What you are asked to do: Repeat all of the material below exactly as written, images excluded.

-- start of Supplied information --

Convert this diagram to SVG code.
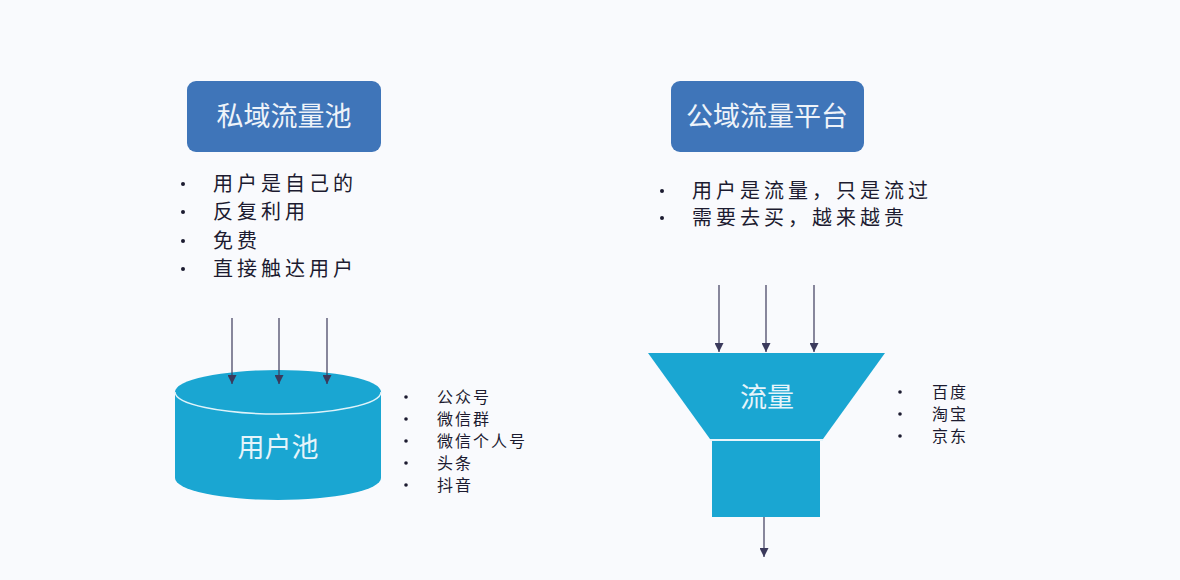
<svg xmlns="http://www.w3.org/2000/svg" width="1180" height="580" viewBox="0 0 1180 580">
<defs>
<marker id="ah" viewBox="0 0 10 10" refX="10" refY="5" markerWidth="9" markerHeight="9" markerUnits="userSpaceOnUse" orient="auto">
<path d="M0,0 L10,5 L0,10 Z" fill="#3b3a5c"/>
</marker>
<style>
.title{fill:#3f75b9}
.tt{font-family:"Noto Sans CJK SC","Noto Sans",sans-serif;fill:#eef3f9;text-anchor:middle;font-size:27px}
.b{font-family:"Noto Sans CJK SC","Noto Sans",sans-serif;fill:#1c1b30;font-size:20px;letter-spacing:4px}
.s{font-family:"Noto Sans CJK SC","Noto Sans",sans-serif;fill:#1c1b30;font-size:16px;letter-spacing:2px}
.dot{fill:#1c1b30}
.shape{fill:#1aa6d2}
.lbl{font-family:"Noto Sans CJK SC","Noto Sans",sans-serif;fill:#e6f4fa;text-anchor:middle;font-size:27px}
.conn{stroke:#3b3a5c;stroke-width:1.2;fill:none}
</style>
</defs>
<rect width="1180" height="580" fill="#f9fafd"/>

<g id="private-title">
<rect class="title" x="187" y="81" width="194" height="71" rx="9"/>
<text class="tt" x="284" y="126">私域流量池</text>
</g>

<g id="private-list">
<circle class="dot" cx="183" cy="184" r="2"/>
<circle class="dot" cx="183" cy="212" r="2"/>
<circle class="dot" cx="183" cy="241" r="2"/>
<circle class="dot" cx="183" cy="269" r="2"/>
<text class="b" x="213" y="191">用户是自己的</text>
<text class="b" x="213" y="219">反复利用</text>
<text class="b" x="213" y="248">免费</text>
<text class="b" x="213" y="276">直接触达用户</text>
</g>

<g id="public-title">
<rect class="title" x="671" y="81" width="193" height="71" rx="9"/>
<text class="tt" x="767" y="126">公域流量平台</text>
</g>

<g id="public-list">
<circle class="dot" cx="662" cy="191" r="2"/>
<circle class="dot" cx="662" cy="218" r="2"/>
<text class="b" x="692" y="198">用户是流量，只是流过</text>
<text class="b" x="692" y="225">需要去买，越来越贵</text>
</g>

<g id="user-pool">
<path class="shape" d="M175,392 L175,478 A103,22 0 0 0 381,478 L381,392 Z"/>
<ellipse class="shape" cx="278" cy="392" rx="103" ry="22"/>
<path d="M175,392 A103,22 0 0 0 381,392" fill="none" stroke="#dff3fa" stroke-width="1.5"/>
<text class="lbl" x="278" y="457" font-size="29">用户池</text>
</g>

<g id="pool-list">
<circle class="dot" cx="406" cy="397" r="1.8"/>
<circle class="dot" cx="406" cy="419" r="1.8"/>
<circle class="dot" cx="406" cy="441" r="1.8"/>
<circle class="dot" cx="406" cy="463" r="1.8"/>
<circle class="dot" cx="406" cy="485" r="1.8"/>
<text class="s" x="437" y="403">公众号</text>
<text class="s" x="437" y="425">微信群</text>
<text class="s" x="437" y="447">微信个人号</text>
<text class="s" x="437" y="469">头条</text>
<text class="s" x="437" y="491">抖音</text>
</g>

<g id="funnel">
<polygon class="shape" points="648,353 885,353 823,439 710,439"/>
<rect class="shape" x="712" y="441" width="108" height="76"/>
<line x1="710" y1="440" x2="823" y2="440" stroke="#dff3fa" stroke-width="1.5"/>
<text class="lbl" x="767" y="407">流量</text>
</g>

<g id="funnel-list">
<circle class="dot" cx="900" cy="392" r="1.8"/>
<circle class="dot" cx="900" cy="414" r="1.8"/>
<circle class="dot" cx="900" cy="436" r="1.8"/>
<text class="s" x="932" y="398">百度</text>
<text class="s" x="932" y="420">淘宝</text>
<text class="s" x="932" y="442">京东</text>
</g>

<g id="connectors">
<line class="conn" x1="232" y1="318" x2="232" y2="384" marker-end="url(#ah)"/>
<line class="conn" x1="279" y1="318" x2="279" y2="384" marker-end="url(#ah)"/>
<line class="conn" x1="327" y1="318" x2="327" y2="384" marker-end="url(#ah)"/>
<line class="conn" x1="719" y1="285" x2="719" y2="352" marker-end="url(#ah)"/>
<line class="conn" x1="766" y1="285" x2="766" y2="352" marker-end="url(#ah)"/>
<line class="conn" x1="814" y1="285" x2="814" y2="352" marker-end="url(#ah)"/>
<line class="conn" x1="764" y1="517" x2="764" y2="557" marker-end="url(#ah)"/>
</g>
</svg>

-- end of Supplied information --

Response:
Convert this diagram to SVG code.
<svg xmlns="http://www.w3.org/2000/svg" width="1180" height="580" viewBox="0 0 1180 580">
<defs>
<marker id="ah" viewBox="0 0 10 10" refX="10" refY="5" markerWidth="9" markerHeight="9" markerUnits="userSpaceOnUse" orient="auto">
<path d="M0,0 L10,5 L0,10 Z" fill="#3b3a5c"/>
</marker>
<style>
.title{fill:#3f75b9}
.tt{font-family:"Noto Sans CJK SC","Noto Sans",sans-serif;fill:#eef3f9;text-anchor:middle;font-size:27px}
.b{font-family:"Noto Sans CJK SC","Noto Sans",sans-serif;fill:#1c1b30;font-size:20px;letter-spacing:4px}
.s{font-family:"Noto Sans CJK SC","Noto Sans",sans-serif;fill:#1c1b30;font-size:16px;letter-spacing:2px}
.dot{fill:#1c1b30}
.shape{fill:#1aa6d2}
.lbl{font-family:"Noto Sans CJK SC","Noto Sans",sans-serif;fill:#e6f4fa;text-anchor:middle;font-size:27px}
.conn{stroke:#3b3a5c;stroke-width:1.2;fill:none}
</style>
</defs>
<rect width="1180" height="580" fill="#f9fafd"/>

<g id="private-title">
<rect class="title" x="187" y="81" width="194" height="71" rx="9"/>
<text class="tt" x="284" y="126">私域流量池</text>
</g>

<g id="private-list">
<circle class="dot" cx="183" cy="184" r="2"/>
<circle class="dot" cx="183" cy="212" r="2"/>
<circle class="dot" cx="183" cy="241" r="2"/>
<circle class="dot" cx="183" cy="269" r="2"/>
<text class="b" x="213" y="191">用户是自己的</text>
<text class="b" x="213" y="219">反复利用</text>
<text class="b" x="213" y="248">免费</text>
<text class="b" x="213" y="276">直接触达用户</text>
</g>

<g id="public-title">
<rect class="title" x="671" y="81" width="193" height="71" rx="9"/>
<text class="tt" x="767" y="126">公域流量平台</text>
</g>

<g id="public-list">
<circle class="dot" cx="662" cy="191" r="2"/>
<circle class="dot" cx="662" cy="218" r="2"/>
<text class="b" x="692" y="198">用户是流量，只是流过</text>
<text class="b" x="692" y="225">需要去买，越来越贵</text>
</g>

<g id="user-pool">
<path class="shape" d="M175,392 L175,478 A103,22 0 0 0 381,478 L381,392 Z"/>
<ellipse class="shape" cx="278" cy="392" rx="103" ry="22"/>
<path d="M175,392 A103,22 0 0 0 381,392" fill="none" stroke="#dff3fa" stroke-width="1.5"/>
<text class="lbl" x="278" y="457" font-size="29">用户池</text>
</g>

<g id="pool-list">
<circle class="dot" cx="406" cy="397" r="1.8"/>
<circle class="dot" cx="406" cy="419" r="1.8"/>
<circle class="dot" cx="406" cy="441" r="1.8"/>
<circle class="dot" cx="406" cy="463" r="1.8"/>
<circle class="dot" cx="406" cy="485" r="1.8"/>
<text class="s" x="437" y="403">公众号</text>
<text class="s" x="437" y="425">微信群</text>
<text class="s" x="437" y="447">微信个人号</text>
<text class="s" x="437" y="469">头条</text>
<text class="s" x="437" y="491">抖音</text>
</g>

<g id="funnel">
<polygon class="shape" points="648,353 885,353 823,439 710,439"/>
<rect class="shape" x="712" y="441" width="108" height="76"/>
<line x1="710" y1="440" x2="823" y2="440" stroke="#dff3fa" stroke-width="1.5"/>
<text class="lbl" x="767" y="407">流量</text>
</g>

<g id="funnel-list">
<circle class="dot" cx="900" cy="392" r="1.8"/>
<circle class="dot" cx="900" cy="414" r="1.8"/>
<circle class="dot" cx="900" cy="436" r="1.8"/>
<text class="s" x="932" y="398">百度</text>
<text class="s" x="932" y="420">淘宝</text>
<text class="s" x="932" y="442">京东</text>
</g>

<g id="connectors">
<line class="conn" x1="232" y1="318" x2="232" y2="384" marker-end="url(#ah)"/>
<line class="conn" x1="279" y1="318" x2="279" y2="384" marker-end="url(#ah)"/>
<line class="conn" x1="327" y1="318" x2="327" y2="384" marker-end="url(#ah)"/>
<line class="conn" x1="719" y1="285" x2="719" y2="352" marker-end="url(#ah)"/>
<line class="conn" x1="766" y1="285" x2="766" y2="352" marker-end="url(#ah)"/>
<line class="conn" x1="814" y1="285" x2="814" y2="352" marker-end="url(#ah)"/>
<line class="conn" x1="764" y1="517" x2="764" y2="557" marker-end="url(#ah)"/>
</g>
</svg>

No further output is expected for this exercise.